Reality returns with a thud

It's definitely one of those days. I got a 4:47am wakeup call from the station: it seems that both of the Dunamis playout servers had stopped working overnight. (Dunamis is a system I designed to automatically generate digital graphics over program, squeezing the program video back if necessary. If you watch WSYR-TV and see school closings, tickers during the news or time and temperature, you're seeing Dunamis. It's a combination of generic and custom hardware, driven by enough custom software to fill several binders.)

Turns out that these servers did an automatic Windows Update at 3am, which forced them to reboot. That shouldn't be a problem; the computers are set to automatically log back onto the network and restart the necessary applications, so at most the system should only be down for a couple of minutes.

Not so today.
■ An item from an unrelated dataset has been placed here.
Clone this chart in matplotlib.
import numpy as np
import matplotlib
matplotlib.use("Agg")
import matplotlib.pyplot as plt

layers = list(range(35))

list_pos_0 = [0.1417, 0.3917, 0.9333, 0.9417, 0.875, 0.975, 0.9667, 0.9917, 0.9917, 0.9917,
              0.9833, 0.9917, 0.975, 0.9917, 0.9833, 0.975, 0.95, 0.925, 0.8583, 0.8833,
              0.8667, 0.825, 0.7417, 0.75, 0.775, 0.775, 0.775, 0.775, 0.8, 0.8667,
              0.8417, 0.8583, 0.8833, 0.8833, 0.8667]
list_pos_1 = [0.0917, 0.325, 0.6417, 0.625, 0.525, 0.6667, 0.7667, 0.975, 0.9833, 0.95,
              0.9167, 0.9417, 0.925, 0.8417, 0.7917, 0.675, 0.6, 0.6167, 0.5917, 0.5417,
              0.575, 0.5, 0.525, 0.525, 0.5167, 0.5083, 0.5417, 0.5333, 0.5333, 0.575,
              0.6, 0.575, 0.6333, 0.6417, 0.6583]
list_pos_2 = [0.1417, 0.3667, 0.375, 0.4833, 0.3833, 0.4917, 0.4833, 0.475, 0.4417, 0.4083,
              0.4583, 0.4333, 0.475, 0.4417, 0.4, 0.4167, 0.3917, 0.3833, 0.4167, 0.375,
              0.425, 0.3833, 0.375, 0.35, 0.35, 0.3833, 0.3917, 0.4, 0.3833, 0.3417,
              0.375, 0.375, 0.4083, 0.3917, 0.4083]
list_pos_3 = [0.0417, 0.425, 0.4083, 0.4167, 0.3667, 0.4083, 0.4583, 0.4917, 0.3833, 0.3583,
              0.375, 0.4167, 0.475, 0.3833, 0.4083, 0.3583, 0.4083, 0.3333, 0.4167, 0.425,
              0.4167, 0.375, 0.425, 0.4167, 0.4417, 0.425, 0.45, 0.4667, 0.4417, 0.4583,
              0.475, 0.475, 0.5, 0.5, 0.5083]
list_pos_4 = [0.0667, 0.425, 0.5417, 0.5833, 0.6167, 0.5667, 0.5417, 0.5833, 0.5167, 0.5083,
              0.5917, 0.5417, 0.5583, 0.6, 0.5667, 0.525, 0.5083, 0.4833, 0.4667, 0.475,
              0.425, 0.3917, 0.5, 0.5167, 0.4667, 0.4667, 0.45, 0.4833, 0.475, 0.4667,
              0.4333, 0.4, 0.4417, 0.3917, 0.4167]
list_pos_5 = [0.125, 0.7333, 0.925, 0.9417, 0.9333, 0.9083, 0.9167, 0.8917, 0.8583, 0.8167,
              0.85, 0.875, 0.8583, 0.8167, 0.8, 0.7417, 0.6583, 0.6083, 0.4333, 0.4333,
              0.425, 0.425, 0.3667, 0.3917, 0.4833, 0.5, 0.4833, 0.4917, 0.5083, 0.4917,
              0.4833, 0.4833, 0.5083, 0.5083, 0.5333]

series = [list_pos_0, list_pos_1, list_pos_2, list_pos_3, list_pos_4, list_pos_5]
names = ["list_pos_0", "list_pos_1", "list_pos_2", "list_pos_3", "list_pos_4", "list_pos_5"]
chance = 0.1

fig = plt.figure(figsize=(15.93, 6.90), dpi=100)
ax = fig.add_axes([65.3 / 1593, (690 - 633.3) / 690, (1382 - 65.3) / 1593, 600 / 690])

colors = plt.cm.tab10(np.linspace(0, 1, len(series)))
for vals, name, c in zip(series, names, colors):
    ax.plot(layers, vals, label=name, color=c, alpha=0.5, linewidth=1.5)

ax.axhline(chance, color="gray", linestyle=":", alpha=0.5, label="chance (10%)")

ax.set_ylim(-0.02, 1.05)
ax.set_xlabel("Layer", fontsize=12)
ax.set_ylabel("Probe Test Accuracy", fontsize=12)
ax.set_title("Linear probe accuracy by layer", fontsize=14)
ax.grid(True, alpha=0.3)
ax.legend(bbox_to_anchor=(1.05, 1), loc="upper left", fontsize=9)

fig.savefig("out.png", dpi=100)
Our folks at corporate headquarters decided that everyone needed to be reminded that the computers and email are the property of the corporation and that they reserve the right to monitor activity. Fine, not a problem... except that the reminder takes the form of a pop-up window with an OK button that must be clicked before the machine will finish booting up. Worse, the remote access software that lets me fix this kind of problem from home, now doesn't start until this OK button is clicked.

So now we have a number of computers critical to various on-air functions that shut down at the whim of Microsoft, stay down thanks to the whim of some lawyers, and require a special personal visit in the wee hours.
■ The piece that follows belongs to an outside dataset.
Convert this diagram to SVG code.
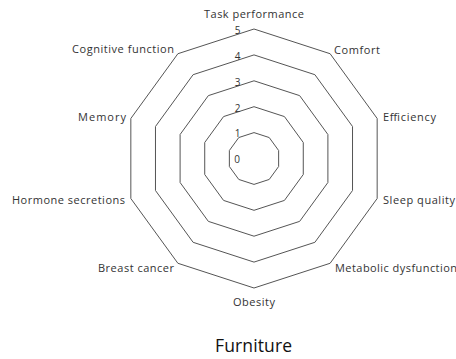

As Steve, a master control operator here twenty years ago, used to say: when the phone rings at three in the morning, it ain't Publishers Clearing House calling to say you've won.

Maybe I can set up automatic call forwarding to one of our lawyers... that ought to get the problem fixed pretty quickly.



Update... the forces of goodness and light have prevailed, and the popup has been banished — at least for now. Apparently the popup took down air-critical equipment at radio and television stations all across the country, and the resulting firestorm convinced the right folks that staying on the air is more important, after all.